A roller-coaster kind of week for Mabee

RYAN PYETTE -- London Free Press

, Last Updated: 11:15 AM ET

KITCHENER -- Usually, athletes declare they want to go to Disneyland after finishing in first place. Tillsonburg's Christopher Mabee finished 10th in the men's competition yesterday and may have felt like he had spent a week at a theme park in the world junior figure skating championships. "If I use one (phrase) to describe this competition, it would be a roller coaster," said Mabee. "It was up-and-down all week. Definitely, it was a learning experience."

The 19-year-old performed his long program to Jean Sibelius's Finlandia with much more vigour than he did in Wednesday's disastrous qualifying round.

He still struggled with several of his triple jumps, but it was nowhere near as excruciating as his midweek meltdown that had him calling his sports psychologist for an emergency chat, and had Mariposa School of Skating boss Doug Leigh zipping to Kitchener to see what was happening with one of his top pupils.

Mabee picked up 98.24 points for his long program, almost four short of his personal best, and ended up with a total score of 153.02. If he skated to his ability and duplicated his performance in London at the nationals in January, he could have jumped into the top half-dozen.

He finished fifth at last year's junior worlds.

"At first, I was mad at myself (after yesterday's skate)," he said. "It was very par, very average. But at least I tried a majority of the elements." He singled and doubled a long of his planned triples in qualifying.

"For me, this week was about showing my mental strength in the short program and coming back, and I think I did that."

His plan is to go to the senior level this year, although he learned this week he needs a lot of fine-tuning to get where he wants to be in the next five years.

Mabee will now return to Barrie and his job selling jeans at a local clothing store.

Compatriot Patrick Chan, a 14-year-old from Toronto skating in his first big international meet, finished in seventh spot after a solid free skate.

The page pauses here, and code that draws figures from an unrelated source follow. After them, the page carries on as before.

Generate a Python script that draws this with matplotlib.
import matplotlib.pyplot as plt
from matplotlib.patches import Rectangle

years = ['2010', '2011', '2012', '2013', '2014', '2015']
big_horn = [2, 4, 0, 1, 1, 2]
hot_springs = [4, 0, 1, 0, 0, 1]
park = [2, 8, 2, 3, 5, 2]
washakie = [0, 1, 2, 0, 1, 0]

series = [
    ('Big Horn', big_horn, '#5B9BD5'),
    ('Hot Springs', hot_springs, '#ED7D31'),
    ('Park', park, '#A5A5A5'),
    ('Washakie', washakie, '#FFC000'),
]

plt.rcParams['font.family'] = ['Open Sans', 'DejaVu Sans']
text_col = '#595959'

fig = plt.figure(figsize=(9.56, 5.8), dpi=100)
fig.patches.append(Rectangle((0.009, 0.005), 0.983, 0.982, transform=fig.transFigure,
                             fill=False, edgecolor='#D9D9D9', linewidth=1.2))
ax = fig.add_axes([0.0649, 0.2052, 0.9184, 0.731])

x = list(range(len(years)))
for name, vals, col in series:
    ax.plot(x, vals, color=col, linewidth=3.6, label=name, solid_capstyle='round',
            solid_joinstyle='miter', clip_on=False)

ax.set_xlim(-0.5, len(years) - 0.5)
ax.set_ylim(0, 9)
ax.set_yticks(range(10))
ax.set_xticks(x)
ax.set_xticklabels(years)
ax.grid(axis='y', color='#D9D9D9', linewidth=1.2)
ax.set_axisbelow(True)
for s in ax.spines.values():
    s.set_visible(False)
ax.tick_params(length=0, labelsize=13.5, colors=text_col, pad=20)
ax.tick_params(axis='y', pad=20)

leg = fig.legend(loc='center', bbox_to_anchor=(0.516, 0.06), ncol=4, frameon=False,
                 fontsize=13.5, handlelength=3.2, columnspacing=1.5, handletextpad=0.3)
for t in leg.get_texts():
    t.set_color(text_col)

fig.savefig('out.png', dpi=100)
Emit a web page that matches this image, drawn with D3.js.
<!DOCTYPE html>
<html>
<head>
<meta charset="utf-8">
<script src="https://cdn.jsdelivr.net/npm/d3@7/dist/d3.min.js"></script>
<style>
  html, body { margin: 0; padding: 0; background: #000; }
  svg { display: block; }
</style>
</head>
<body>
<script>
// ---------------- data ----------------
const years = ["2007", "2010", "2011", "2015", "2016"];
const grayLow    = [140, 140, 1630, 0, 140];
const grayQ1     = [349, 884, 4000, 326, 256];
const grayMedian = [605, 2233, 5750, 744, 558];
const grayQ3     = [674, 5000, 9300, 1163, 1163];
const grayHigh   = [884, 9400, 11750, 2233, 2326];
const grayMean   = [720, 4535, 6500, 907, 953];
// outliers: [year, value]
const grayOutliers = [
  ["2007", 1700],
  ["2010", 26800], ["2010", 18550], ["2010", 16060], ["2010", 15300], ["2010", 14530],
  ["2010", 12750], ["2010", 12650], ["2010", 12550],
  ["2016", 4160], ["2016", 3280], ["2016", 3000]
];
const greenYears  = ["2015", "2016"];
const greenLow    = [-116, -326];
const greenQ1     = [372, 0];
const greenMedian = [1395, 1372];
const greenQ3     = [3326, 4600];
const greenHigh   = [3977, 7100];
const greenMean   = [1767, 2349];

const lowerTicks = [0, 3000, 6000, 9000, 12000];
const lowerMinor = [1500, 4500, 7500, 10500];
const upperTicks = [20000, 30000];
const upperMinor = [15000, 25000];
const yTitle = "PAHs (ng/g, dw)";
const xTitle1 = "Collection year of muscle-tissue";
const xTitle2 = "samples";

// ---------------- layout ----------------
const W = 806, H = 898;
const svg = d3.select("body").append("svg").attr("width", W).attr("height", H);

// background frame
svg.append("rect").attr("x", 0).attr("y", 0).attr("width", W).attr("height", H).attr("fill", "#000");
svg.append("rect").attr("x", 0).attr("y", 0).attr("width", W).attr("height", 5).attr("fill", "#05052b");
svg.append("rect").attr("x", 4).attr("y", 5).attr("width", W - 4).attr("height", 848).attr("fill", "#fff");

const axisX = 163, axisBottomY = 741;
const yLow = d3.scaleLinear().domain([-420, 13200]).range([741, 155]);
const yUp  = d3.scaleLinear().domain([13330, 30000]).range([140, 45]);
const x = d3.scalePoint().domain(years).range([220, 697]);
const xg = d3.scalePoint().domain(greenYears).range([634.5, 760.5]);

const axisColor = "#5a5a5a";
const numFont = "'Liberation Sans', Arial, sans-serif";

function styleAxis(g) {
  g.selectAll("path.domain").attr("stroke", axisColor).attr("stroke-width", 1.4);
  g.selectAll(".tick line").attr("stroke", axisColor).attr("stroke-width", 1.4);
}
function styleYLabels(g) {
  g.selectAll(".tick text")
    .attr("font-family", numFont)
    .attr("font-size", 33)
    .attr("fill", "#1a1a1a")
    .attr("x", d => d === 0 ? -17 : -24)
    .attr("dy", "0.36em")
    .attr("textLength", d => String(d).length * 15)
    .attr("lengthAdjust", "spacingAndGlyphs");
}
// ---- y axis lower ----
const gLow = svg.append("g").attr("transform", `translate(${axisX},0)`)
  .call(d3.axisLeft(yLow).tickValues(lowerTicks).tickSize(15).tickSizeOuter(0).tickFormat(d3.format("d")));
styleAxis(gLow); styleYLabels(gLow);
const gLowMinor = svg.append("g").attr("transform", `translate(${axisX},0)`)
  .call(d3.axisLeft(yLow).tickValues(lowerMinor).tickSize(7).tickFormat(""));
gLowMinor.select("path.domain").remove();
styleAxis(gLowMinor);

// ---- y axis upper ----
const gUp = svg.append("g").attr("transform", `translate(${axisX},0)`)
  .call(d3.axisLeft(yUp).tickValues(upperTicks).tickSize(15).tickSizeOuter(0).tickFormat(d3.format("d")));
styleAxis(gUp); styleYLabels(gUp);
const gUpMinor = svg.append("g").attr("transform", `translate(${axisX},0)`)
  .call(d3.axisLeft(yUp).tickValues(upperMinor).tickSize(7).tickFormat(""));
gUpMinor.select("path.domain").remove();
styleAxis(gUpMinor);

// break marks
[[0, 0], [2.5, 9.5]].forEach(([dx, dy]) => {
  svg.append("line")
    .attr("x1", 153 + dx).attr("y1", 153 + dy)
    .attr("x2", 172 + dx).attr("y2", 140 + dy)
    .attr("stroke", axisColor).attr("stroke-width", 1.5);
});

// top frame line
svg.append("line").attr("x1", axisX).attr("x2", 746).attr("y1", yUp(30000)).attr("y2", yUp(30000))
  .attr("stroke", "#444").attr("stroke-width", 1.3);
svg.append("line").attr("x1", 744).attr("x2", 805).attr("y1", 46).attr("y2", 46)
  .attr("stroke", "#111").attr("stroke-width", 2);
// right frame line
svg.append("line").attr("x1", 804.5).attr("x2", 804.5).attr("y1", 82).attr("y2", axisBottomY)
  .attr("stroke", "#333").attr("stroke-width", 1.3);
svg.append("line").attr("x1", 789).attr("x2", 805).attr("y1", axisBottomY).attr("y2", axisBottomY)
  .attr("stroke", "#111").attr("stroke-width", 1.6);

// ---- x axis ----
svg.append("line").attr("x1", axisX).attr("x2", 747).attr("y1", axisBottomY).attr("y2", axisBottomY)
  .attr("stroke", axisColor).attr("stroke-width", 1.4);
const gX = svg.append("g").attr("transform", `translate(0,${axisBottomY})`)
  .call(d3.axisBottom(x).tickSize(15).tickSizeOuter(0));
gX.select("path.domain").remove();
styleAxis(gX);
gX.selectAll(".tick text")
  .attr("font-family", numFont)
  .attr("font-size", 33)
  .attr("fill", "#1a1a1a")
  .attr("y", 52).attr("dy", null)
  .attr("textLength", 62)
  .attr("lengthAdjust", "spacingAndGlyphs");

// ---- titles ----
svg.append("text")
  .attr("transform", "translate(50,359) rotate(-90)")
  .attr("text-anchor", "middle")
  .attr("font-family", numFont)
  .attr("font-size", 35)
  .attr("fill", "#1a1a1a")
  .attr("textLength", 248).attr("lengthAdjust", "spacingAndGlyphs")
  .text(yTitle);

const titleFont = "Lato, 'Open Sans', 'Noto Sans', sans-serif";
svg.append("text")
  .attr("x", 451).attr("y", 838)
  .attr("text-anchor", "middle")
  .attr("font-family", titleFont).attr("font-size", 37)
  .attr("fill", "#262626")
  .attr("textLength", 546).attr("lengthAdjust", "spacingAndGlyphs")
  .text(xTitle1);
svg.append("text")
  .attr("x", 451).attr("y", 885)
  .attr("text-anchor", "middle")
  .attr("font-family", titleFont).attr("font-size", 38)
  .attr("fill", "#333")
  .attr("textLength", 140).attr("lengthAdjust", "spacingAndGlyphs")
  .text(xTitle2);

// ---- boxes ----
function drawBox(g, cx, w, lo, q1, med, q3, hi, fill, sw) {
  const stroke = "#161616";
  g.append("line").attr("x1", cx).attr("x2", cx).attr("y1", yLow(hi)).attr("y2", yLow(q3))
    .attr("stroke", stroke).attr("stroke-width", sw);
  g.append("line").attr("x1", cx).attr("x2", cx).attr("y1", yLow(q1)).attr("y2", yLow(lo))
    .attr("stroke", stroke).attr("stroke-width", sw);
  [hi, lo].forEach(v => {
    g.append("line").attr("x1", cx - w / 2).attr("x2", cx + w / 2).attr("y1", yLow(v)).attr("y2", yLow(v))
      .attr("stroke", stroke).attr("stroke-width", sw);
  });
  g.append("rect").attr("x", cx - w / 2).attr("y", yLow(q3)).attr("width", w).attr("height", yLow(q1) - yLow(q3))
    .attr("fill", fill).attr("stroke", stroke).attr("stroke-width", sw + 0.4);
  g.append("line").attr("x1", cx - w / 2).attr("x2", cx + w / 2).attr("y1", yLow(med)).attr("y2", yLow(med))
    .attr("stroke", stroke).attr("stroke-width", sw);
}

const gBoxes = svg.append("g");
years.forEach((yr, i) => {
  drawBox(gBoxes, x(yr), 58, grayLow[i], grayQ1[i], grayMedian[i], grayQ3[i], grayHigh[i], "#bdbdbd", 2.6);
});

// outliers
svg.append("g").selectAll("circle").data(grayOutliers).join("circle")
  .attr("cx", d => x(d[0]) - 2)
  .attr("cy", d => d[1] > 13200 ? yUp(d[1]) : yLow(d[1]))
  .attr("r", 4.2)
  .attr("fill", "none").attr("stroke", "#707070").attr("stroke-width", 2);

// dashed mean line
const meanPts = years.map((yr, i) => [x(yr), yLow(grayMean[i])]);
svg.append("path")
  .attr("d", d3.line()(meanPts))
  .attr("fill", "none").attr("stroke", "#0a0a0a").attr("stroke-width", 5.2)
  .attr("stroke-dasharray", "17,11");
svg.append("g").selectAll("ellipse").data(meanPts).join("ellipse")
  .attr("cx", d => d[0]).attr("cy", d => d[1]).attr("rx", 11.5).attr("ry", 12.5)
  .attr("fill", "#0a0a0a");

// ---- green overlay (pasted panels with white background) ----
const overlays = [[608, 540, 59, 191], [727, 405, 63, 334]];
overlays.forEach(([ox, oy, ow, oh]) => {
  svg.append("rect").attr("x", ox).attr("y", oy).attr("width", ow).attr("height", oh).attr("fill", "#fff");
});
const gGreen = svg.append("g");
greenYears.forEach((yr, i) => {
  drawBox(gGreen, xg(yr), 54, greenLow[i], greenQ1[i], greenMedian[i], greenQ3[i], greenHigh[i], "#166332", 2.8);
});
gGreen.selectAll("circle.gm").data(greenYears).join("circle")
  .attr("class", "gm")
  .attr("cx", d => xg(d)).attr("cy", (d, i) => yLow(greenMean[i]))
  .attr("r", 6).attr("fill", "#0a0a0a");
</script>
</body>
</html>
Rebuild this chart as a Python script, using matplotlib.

Canada's deep tradition of quality men's skaters hasn't translated into much podium success at the world juniors. The last medal was a silver by Marc Ferland in 1984 at Sapporo, Japan.

Canada has only won two men's golds in the International Skating Union event -- Daniel Beland in 1977 and Dennis Coi in 1978, both in Megeve, France.

But Chan, if he continues to show improvement under 89-year-old coach Osborn Colson, could be a medal hopeful in a couple of years.

Japan's talented Nobunari Oda claimed the men's title with a tremendous skate and broke down in the kiss-and-cry area after learning his marks (a 196.42 total score). Yannick Ponsero of France ended up second, almost 11 points behind Oda (185.45).

Russia's Sergei Dobrin (179.02) was third.